Cluster bomb ban talks open in NZ

Five day conference aims to draft treaty banning use of controversial munitions.

    Cluster bombs like this unit dropped on Lebanon in 2006, often often kill and maim civilians[AP]

    They are built to explode above the ground, releasing thousands of bomblets intended to detonate on impact.


    But a series of studies have shown that as many as 40 per cent of the bomblets fail to go off immediately and instead only go off much later when disturbed by civilians.


    "What we're trying to prohibit is those cluster munitions that cause unacceptable harm to civilians"

    Don Mackay,
    New Zealand Disarmament Ambassador

    For example, according to conference organisers, Israel's use of cluster bombs during the 2006 war in Lebanon led to more than 200 civilian casualties in the 12 months following the ceasefire.


    "What we're trying to prohibit is those cluster munitions that cause unacceptable harm to civilians," Don Mackay, the conference chairman and New Zealand's disarmament ambassador, told The Associated Press.


    Opening the conference on Monday New Zealand's defence minister said that protecting civilians was a key element of the proposed treaty.

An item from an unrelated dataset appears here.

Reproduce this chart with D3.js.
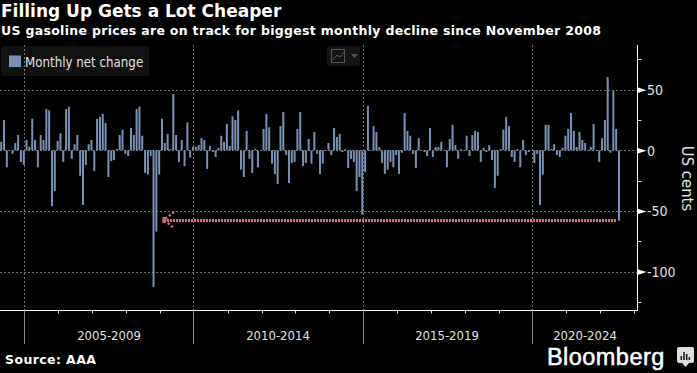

    "The challenge before us is to build agreement among a sufficient mass of countries, including those who possess cluster munitions, to form a legally binding treaty to stop unacceptable harm to civilians," Phil Goff told delegates.


    New Zealand is one of six governments leading the process, along with Austria, Ireland, Mexico, Norway and Peru.


    This two-year-old Palestinian girl was injured
    last week by an Israeli cluster bomb [AFP]

    The move to ban the controversial weapons has been backed by 83 nations, but key countries such as China, Russia and the United States - the main manufacturers of the munitions - remain opposed to an outright ban.


    They have not joined the process and have not sent observers to the Wellington conference.


    The conference has been organised by the Cluster Munitions Coalition (CMC), a global network of 200 civil society organisations including leaders from the Nobel Peace Prize-winning International Campaign to Ban Landmines.


    "After a year of remarkable progress to save lives, this is the moment of truth when countries must show their resolve and commit to negotiate the new treaty," Thomas Nash, the coalition's co-ordinator, told the conference.


    According to the CMC, France, Germany, Japan and the UK have been stepping up diplomatic pressure to weaken the draft treaty by excluding certain weapons, including a transition period and allowing the use of cluster bombs in joint military operations with countries that do not sign the treaty.


    But Steve Goose, a spokesman for US-based Human Rights Watch, said countries that were serious about saving lives would support strong measures.


    "The treaty must not be weakened to pander to the interest of users, producers and stockpilers," he said.